In Champaigne’s simple vanitas still life, there are no items representative of worldly values - except for a single tulip. It is possible that the artist, who must have known about tulip mania, felt that the tulip would be enough to represent wealth, culture, sensuous pleasure and vanity.

Is the tulip bubble just an event that occurred in a distant country long ago? No. Korea has seen controversy in recent years over whether there are bubbles in the property market. Unlike tulips, houses and land are basically necessities, so the increase in their prices cannot simply be explained by an increase in demand from speculation and bubbles. However, a recent report by Nomura Securities warns that Korea’s economic situation is similar to that of Japan in the 1980s, when real estate bubbles formed in that country.

In the 1980s, Japan’s interest rates had remained low, but property prices had been rising steadily since 1955. This led Japanese people to secure loans from banks and other financial institutions to purchase property, based on the firm belief that real estate prices would continue to rise. As a result, the average land price in Japan’s six major cities including Tokyo surged 3.7 times.

Then Japan’s central bank raised its key rate to curb the real estate bubbles. Finally, Japanese debtors, battered by the heavy interest rates, resold their homes and other properties, bringing about a 60 percent drop in housing prices between 1991 and 2000. That caused Japan to sink into the 10-year economic slump that is now referred to as the “lost decade.”

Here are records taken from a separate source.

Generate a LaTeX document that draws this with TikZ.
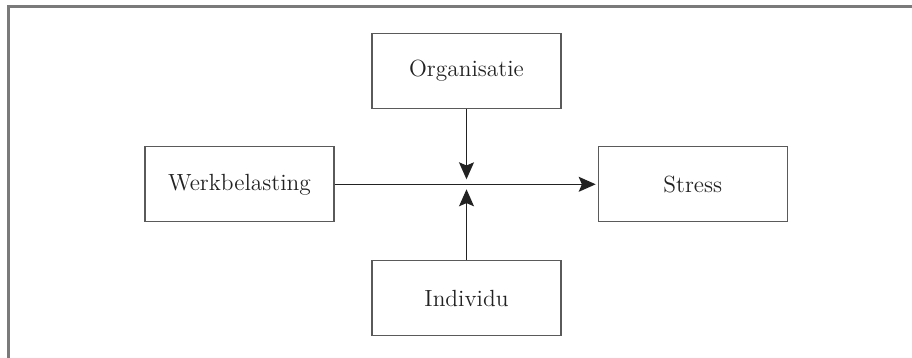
\documentclass[tikz,border=0pt]{standalone}
\usepackage{tikz}
\usetikzlibrary{arrows.meta}
\definecolor{ink}{HTML}{222222}
\definecolor{rim}{HTML}{5A5A5A}
\definecolor{frame}{HTML}{7A7A7A}

\tikzset{
  factor/.style={draw=rim, line width=0.6pt, text=ink, minimum width=94.5pt, minimum height=37.5pt, inner sep=0pt},
  link/.style={-{Stealth[length=8.5pt, width=7.5pt, inset=1.6pt]}, ink, line width=0.55pt}
}

\begin{document}
\begin{tikzpicture}[x=0.5pt, y=-0.5pt, font=\fontsize{11.7}{14}\selectfont]
    \useasboundingbox (0,0) rectangle (912,358);
    % open frame: top and left only
    \draw[frame, line width=1.1pt] (912,6.5) -- (8.5,6.5) -- (8.5,358);
    % the four boxes
    \node[factor] (werk) at (239.5,184.3) {Werkbelasting};
    \node[factor] (stress) at (692.8,184.3) {Stress};
    \node[factor] (org) at (466.5,70.8) {Organisatie};
    \node[factor] (ind) at (466.5,298) {Individu};
    % meeting point of the moderators
    \coordinate (above) at (466.5,179.3);
    \coordinate (below) at (466.5,189.3);
    \draw[link, shorten >=1pt] (werk) -- (stress);
    \draw[link] (org) -- (above);
    \draw[link] (ind) -- (below);
\end{tikzpicture}
\end{document}
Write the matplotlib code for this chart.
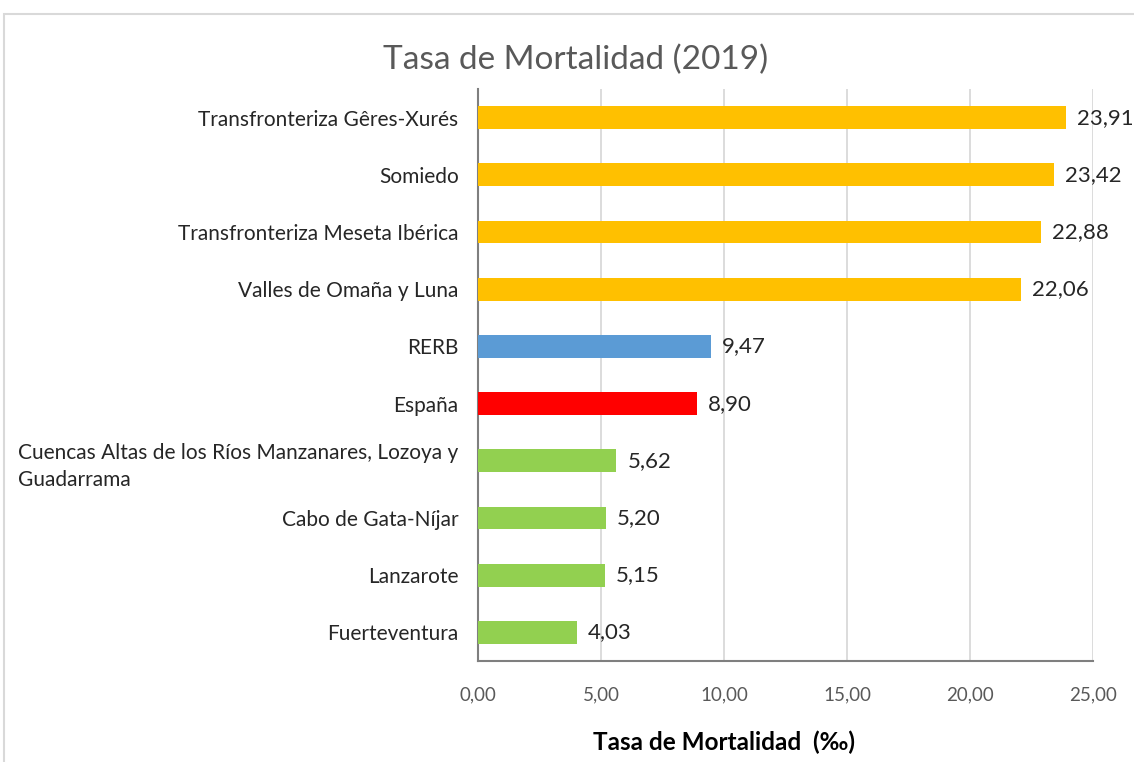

Korea’s household debt reached its highest point at the end of last year, according to the Bank of Korea. And the financial watchdog has already tightened regulations on banks’ mortgage lending. But although not every aspect of Korea’s rising housing prices resembles Japan’s bubble, we’d better not neglect the warning signs. We would do well to heed the lessons from the skull and the tulip in Champaigne’s painting.